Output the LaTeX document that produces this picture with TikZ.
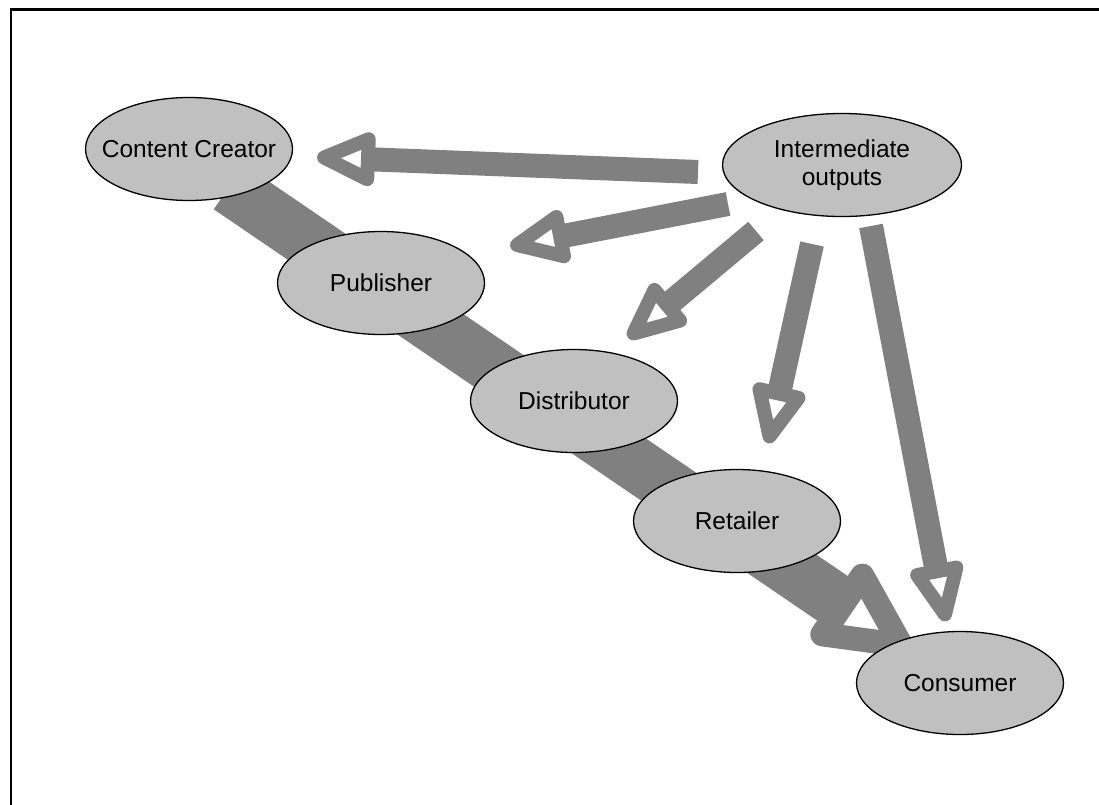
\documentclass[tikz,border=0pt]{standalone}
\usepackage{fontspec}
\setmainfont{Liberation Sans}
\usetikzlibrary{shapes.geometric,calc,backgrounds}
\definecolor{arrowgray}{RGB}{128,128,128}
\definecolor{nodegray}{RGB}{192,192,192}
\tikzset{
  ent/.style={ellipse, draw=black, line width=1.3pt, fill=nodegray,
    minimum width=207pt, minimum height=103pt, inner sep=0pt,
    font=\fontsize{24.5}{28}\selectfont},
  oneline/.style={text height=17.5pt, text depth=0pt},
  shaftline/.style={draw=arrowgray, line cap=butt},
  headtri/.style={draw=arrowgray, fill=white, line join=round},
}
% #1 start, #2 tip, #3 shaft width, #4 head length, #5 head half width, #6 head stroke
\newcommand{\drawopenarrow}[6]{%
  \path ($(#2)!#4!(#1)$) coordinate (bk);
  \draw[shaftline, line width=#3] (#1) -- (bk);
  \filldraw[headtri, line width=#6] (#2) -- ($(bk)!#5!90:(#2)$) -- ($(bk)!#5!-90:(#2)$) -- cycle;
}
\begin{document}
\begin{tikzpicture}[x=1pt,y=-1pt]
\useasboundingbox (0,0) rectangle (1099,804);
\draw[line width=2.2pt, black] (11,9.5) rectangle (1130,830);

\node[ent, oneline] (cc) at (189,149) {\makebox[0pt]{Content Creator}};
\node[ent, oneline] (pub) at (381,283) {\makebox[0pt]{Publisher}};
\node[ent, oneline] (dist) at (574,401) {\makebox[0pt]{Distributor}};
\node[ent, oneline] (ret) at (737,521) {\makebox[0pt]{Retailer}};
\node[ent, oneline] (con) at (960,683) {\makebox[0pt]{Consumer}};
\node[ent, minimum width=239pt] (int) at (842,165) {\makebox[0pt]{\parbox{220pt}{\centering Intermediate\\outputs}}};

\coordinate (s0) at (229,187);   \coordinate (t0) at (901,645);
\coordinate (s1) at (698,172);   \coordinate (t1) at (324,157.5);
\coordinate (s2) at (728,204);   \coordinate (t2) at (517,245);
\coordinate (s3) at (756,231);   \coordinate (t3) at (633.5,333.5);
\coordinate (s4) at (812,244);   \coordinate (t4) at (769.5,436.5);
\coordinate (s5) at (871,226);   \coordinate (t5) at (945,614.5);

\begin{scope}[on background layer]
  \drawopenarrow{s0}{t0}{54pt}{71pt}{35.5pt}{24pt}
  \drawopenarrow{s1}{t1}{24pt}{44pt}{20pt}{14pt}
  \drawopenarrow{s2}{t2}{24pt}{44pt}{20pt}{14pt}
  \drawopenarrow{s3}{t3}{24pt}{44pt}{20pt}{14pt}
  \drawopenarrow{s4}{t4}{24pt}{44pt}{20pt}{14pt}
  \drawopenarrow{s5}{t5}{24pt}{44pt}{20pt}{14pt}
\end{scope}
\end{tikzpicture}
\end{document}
###
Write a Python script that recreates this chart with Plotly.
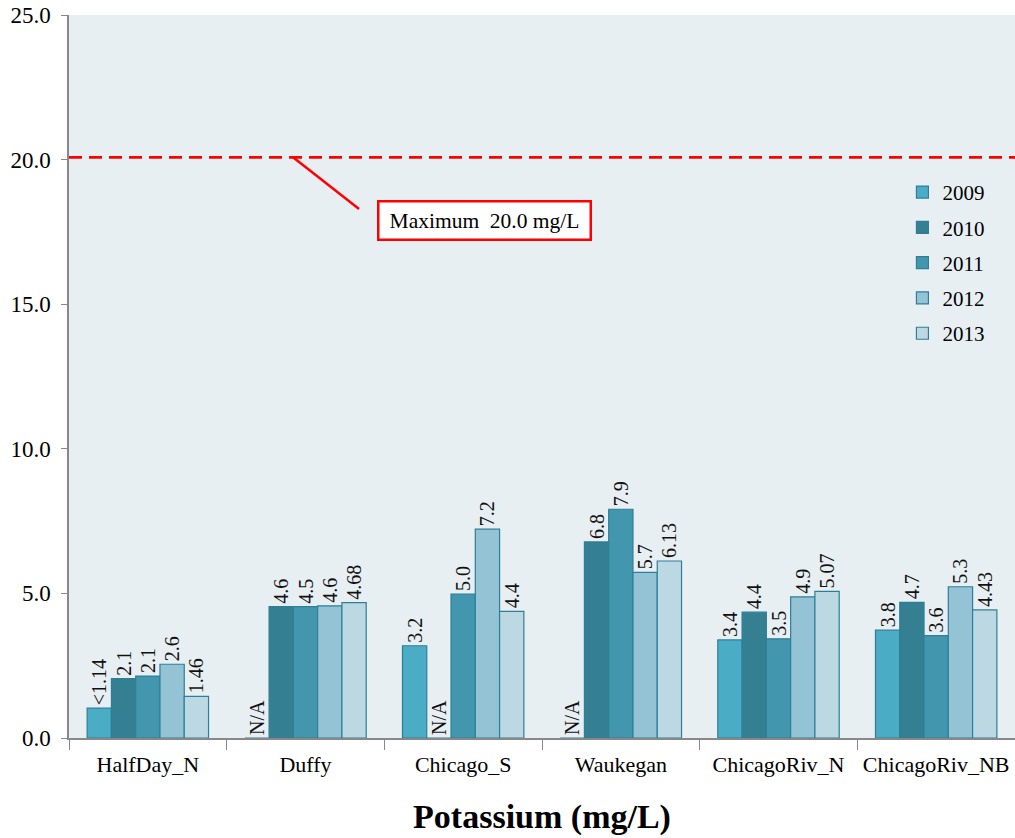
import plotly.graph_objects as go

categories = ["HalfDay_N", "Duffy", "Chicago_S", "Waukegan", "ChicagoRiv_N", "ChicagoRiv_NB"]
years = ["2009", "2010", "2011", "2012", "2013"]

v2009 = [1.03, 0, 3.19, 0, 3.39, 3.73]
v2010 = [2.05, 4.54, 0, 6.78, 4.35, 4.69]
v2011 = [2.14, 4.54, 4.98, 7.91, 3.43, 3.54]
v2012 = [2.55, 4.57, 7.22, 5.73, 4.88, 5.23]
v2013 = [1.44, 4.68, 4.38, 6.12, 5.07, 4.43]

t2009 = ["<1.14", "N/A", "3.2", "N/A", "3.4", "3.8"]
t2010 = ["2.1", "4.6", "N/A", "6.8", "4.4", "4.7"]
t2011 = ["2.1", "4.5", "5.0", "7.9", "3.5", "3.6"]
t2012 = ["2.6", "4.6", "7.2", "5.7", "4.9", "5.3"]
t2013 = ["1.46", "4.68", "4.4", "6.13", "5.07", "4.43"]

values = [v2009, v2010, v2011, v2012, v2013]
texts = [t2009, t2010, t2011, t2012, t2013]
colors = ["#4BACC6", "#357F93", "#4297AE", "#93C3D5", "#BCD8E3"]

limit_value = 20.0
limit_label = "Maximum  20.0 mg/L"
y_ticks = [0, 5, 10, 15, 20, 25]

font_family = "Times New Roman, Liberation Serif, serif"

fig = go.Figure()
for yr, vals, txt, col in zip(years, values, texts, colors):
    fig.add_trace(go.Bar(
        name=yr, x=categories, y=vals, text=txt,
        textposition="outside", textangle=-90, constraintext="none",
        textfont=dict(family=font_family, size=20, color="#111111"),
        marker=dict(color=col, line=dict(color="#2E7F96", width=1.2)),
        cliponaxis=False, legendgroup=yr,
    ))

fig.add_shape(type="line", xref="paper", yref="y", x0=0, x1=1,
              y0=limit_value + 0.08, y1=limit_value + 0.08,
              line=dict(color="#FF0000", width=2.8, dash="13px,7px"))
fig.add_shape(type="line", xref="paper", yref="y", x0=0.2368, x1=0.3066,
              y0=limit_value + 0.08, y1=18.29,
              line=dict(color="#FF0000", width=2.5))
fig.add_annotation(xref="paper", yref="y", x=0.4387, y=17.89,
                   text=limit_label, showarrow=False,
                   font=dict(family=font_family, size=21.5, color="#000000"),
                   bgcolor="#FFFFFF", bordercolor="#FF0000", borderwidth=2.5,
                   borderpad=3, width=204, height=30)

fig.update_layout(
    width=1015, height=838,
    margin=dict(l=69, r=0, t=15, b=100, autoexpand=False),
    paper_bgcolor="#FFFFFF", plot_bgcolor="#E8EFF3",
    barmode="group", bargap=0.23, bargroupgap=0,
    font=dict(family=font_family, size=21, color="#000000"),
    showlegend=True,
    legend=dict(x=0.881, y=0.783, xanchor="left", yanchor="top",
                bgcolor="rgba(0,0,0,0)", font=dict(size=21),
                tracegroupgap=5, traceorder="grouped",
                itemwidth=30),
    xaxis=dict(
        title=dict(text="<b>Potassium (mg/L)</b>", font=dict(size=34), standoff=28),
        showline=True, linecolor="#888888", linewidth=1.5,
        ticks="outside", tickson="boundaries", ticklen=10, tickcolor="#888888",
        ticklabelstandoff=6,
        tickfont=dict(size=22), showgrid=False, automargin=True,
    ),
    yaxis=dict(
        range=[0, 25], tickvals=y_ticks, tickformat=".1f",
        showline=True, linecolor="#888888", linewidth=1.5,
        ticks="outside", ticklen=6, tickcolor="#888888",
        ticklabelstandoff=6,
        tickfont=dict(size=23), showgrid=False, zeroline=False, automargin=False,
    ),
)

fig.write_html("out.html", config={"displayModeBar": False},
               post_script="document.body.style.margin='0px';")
###
> _EXERCISE TASK_
From the records above, copy only the lines running from the line containing "Write a Python" to the line containing "v2013 = [1.44, 4.68, 4.38, 6.12, 5.07, 4.43]", both ends included. Leave the pictures out.

> _RESPONSE_
Write a Python script that recreates this chart with Plotly.
import plotly.graph_objects as go

categories = ["HalfDay_N", "Duffy", "Chicago_S", "Waukegan", "ChicagoRiv_N", "ChicagoRiv_NB"]
years = ["2009", "2010", "2011", "2012", "2013"]

v2009 = [1.03, 0, 3.19, 0, 3.39, 3.73]
v2010 = [2.05, 4.54, 0, 6.78, 4.35, 4.69]
v2011 = [2.14, 4.54, 4.98, 7.91, 3.43, 3.54]
v2012 = [2.55, 4.57, 7.22, 5.73, 4.88, 5.23]
v2013 = [1.44, 4.68, 4.38, 6.12, 5.07, 4.43]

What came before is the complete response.